The first motels we looked at online, recommended by our hippie child, looked about three steps down from our American standby the Comfort Inn. They were spare and they looked clean but all I can recall is dark brown bedspreads, a sad pastel yellow something and what looked like fluorescent lights. It was sort of dorm room crossed with church basement.
Ringing in my ears were words about the importance of treating yourself with the utmost luxury after the death of someone you love. I made a great leap, extrapolating. A 30+ hour journey on four planes, crossing multiple time zones (and the International Dateline) to Winter in a city blasted by Arctic winds - it sounds almost on a par with facing a death. And so I decided that we're going for better than a crummy bargain. We're going for luxury.
I reserved our room in the only place which was consumer-rated 'Excellent'. Being a New Yorker, there was the nagging thought that the owners' friends and family might have faked the reviews. Hell they might have faked the photographs. I held my breath.
As our taxi climbed the steep driveway, it was clear that my fears were ill-founded.
Every detail of every aspect of the place is beautiful, impeccably cared for and of the highest quality. The drawers glide and close quietly. The towel rack is heated. The colors and textures are subtle and elegant. There's a small washing machine hidden in a cupboard which doubles as a dryer! If a Macbook Air were a hotel room, this would be it.
Most wonderful of all has been the shocking effect the room has had on my emotional state. Being surrounded by beauty and order actually makes a difference. Maybe it's only distracting me but it feels like it makes everything all right. My friend Jayne is always quoting Wittgenstein, that aesthetics is ethics. Usually I scratch my head over that but today feel like I'm totally getting it. We've only met half of the couple who owns this place and only very briefly. But staying here, I feel like I know them through and through. And I feel safe. They have got to be good and intelligent people to have this incredible aesthetic and to have the self-discipline and commitment to it to have designed and to maintain this place as it is.

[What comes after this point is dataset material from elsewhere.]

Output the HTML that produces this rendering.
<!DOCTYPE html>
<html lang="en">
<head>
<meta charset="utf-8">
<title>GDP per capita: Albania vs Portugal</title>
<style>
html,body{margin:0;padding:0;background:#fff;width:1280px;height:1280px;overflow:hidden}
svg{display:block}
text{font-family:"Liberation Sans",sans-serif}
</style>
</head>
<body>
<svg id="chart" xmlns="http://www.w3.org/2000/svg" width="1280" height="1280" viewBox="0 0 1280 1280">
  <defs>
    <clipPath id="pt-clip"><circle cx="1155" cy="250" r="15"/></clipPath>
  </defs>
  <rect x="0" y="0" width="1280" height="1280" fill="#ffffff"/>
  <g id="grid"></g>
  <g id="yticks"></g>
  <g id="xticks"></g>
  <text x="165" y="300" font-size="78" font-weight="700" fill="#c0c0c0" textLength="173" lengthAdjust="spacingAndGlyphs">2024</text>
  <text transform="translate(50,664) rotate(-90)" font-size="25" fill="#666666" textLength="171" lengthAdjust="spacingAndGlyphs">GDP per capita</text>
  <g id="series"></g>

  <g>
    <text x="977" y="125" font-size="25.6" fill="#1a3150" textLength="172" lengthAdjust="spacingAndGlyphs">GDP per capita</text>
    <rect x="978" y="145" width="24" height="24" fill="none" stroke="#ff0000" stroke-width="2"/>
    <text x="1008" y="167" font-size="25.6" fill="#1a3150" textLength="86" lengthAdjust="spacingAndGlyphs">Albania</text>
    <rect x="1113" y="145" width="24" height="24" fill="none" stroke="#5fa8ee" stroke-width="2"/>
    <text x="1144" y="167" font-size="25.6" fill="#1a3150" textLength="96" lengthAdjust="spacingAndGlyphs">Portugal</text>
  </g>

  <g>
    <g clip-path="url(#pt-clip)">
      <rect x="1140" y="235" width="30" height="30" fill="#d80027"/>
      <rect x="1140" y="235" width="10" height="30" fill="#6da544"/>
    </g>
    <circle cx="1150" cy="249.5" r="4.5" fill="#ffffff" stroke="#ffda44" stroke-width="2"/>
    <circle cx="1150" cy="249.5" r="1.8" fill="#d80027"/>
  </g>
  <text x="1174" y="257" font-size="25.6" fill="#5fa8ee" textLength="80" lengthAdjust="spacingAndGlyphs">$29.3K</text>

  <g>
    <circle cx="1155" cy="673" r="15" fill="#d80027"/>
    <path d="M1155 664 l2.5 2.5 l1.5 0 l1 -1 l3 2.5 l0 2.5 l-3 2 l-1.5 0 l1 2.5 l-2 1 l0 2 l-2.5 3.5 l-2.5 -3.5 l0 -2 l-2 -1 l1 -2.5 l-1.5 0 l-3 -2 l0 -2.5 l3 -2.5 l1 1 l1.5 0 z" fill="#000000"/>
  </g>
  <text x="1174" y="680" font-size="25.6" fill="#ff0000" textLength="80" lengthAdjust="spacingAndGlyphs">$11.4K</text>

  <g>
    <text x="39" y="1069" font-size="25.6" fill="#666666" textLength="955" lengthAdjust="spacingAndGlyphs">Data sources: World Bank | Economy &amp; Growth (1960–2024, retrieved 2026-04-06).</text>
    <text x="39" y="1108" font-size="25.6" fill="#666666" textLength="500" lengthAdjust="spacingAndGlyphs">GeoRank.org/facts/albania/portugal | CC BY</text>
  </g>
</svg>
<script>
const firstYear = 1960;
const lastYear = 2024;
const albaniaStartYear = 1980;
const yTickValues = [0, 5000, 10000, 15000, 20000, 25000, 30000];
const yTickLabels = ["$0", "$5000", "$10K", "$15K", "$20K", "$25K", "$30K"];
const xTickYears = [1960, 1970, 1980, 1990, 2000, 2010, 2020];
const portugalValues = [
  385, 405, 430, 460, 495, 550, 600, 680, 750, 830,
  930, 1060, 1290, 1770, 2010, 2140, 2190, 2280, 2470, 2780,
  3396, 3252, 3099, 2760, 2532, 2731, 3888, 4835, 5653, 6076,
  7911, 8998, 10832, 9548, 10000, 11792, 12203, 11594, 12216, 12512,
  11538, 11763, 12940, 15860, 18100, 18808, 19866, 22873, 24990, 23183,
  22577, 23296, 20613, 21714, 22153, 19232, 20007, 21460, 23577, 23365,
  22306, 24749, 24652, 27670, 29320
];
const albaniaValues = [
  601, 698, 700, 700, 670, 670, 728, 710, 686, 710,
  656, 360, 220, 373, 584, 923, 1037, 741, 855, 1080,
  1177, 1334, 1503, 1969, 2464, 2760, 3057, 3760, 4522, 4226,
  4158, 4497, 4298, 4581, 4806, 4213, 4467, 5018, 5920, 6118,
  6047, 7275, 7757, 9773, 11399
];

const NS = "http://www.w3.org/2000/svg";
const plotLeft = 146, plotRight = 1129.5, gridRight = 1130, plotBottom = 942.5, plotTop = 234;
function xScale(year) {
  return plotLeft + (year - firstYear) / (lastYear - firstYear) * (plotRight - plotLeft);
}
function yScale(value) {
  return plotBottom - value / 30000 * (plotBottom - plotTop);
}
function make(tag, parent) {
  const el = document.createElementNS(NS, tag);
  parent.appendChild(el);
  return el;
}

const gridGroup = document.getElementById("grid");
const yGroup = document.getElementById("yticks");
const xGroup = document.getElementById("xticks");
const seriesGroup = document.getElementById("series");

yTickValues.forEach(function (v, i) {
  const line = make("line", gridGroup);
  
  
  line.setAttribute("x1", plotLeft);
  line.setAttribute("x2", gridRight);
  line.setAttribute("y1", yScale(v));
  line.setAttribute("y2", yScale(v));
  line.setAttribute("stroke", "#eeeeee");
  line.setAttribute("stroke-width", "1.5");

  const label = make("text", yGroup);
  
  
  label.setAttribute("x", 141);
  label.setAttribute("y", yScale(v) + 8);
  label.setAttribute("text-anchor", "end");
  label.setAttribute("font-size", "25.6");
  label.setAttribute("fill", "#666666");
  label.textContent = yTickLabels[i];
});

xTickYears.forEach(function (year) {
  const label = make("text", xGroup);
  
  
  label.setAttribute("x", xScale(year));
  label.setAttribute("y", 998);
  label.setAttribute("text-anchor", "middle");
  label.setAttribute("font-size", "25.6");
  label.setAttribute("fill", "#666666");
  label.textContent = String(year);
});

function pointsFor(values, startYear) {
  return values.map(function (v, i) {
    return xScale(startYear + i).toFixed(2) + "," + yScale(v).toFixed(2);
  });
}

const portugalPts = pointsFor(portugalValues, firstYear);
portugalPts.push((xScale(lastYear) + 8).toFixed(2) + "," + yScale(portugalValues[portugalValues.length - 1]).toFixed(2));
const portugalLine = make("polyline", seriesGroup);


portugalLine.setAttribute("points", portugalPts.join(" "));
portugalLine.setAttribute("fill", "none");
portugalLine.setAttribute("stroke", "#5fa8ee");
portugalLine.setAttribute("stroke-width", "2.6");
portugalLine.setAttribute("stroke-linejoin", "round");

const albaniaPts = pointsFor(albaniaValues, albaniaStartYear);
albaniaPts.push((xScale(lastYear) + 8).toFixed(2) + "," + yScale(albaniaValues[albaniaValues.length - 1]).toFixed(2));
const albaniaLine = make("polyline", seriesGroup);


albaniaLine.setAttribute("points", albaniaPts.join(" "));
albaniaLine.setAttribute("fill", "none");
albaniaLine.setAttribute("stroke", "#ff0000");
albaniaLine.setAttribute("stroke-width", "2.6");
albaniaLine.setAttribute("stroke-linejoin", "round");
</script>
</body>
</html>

It's okay that I'm still waking up at 3AM and dragging through every day. It's okay that we're on a bit of an emotional roller coaster. We've got this incredibly beautiful and spotlessly clean refuge to come back to. I feel smarter. I feel cooler. I feel relaxed and more successful. Tell you the truth, I feel sexy! By the way, the name of it, this 'motel' (New Zealand is very understated) is the Bluestone on George in Dunedin, New Zealand.